Итак, мы возвращаемся к нашему примеру с матерью, кормящей свое дитя: для маленького ребенка мать играет роль «кормящего» или «того, кто дает», в то время как сам малыш исполняет роль «кормящегося» или «того, кто берет». Роли, связанные с кормлением, скорее всего интернализуются с положительным аффективным окрашиванием, хотя негативный опыт, полученный ребенком во время кормления (захлебнулся молочком), может привести к их интернализации с негативным аффектом.
Другие возможные роли, к примеру, «отшлепанного» и парная ей роль «шлепающего», связаны с отрицательными чувствами, такими как отчаяние, ярость и боль.
Как и в случае интроекции, эти более сложные и богатые идентификации имеют тенденцию оставаться соединенными с другими в подобном аффективном статусе. Скажем, диады «кормящий — кормящийся», «целующий — целуемый», «дарующий уют — принимающий уют» связываются вместе в мозгу, объединяя в целое отношение к идеализированному «я» — образу (кормящийся, целуемый, принимающий уют) и «другой» — образу (кормящий, целующий, дарующий). Отношения к объектам, связанные с негативными чувствами, также остаются объединенными.
Морено всегда интересовали роли, которые он определял как
«…актуальные и вполне реальные формы, которые принимает «я». Таким образом, мы определяем роль как функционирующую форму, которую личность принимает в конкретный момент, когда она реагирует на специфическую ситуацию, в которую вовлечены другие личности или объекты. Символическое представление этой функционирующей формы, воспринимаемой другими, называется ролью. Форма создается прошлым опытом и культурными паттернами того общества, в котором человек живет… Каждая роль — это слияние личных и коллективных элементов. Каждая роль имеет две стороны — личную и коллективную».

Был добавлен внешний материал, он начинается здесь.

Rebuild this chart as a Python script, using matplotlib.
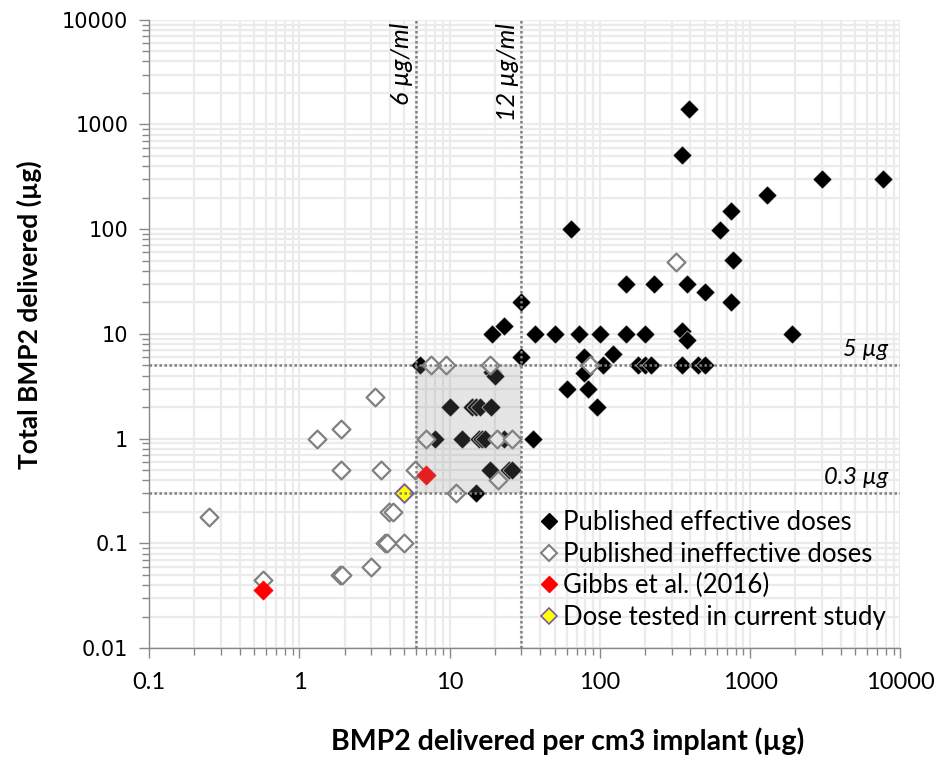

(Moreno, 1961, в Fox 1987:62)
Итак, Морено добавляет к личностному и развивающему (в смысле социально определенному) аспектам «роли», которые были описаны Кернбергом, еще один элемент: взгляд общества на роль — скажем, на роль «матери» или «врача» — взгляд, который содержит исторический, культурный и политический элементы. Именно это в свое время приводит к созданию у ребенка или у взрослого в высшей степени сложных внутренних ролей, которые объединяют личное и частное с общественным.
В каждый момент времени существует степень слияния объектов (и связанных с ними ролей). Если в данную минуту рассмотреть лишь отношения ребенка с матерью, то можно увидеть четыре возможных интегрированных внутренних объекта. Это внутренние «хороший» и «плохой» Я-объекты и соответствующие внутренние «хороший» и «плохой» «другой» — объекты. Необходимо подчеркнуть, что все они являются частью внутреннего мира ребенка, аспектами его развивающейся психики. Если вновь обратиться к нашим схематическим рисункам, внутренний мир идентификаций можно изобразить в виде схемы, представленной на рис.5.1.
Эти идентификации объединяют различные объекты и роли аффективной окрашенностью. Тем не менее, очевидно, что психика интегрирует также роли, обладающие другими качествами, например «признаки мужчины» или «черты, присущие матери». Окончательные ассоциации ролей теоретически связаны с концепциями «ролевых кластеров», описанных в психодраме.
Супер—Эго, в соответствии с психоаналитической теорией, развивается в более поздний период жизни ребенка. Его также можно рассматривать как ролевой кластер, который является соединением следов памяти об объектных отношениях, связанных с внешними запретами родителей и, позже, общества.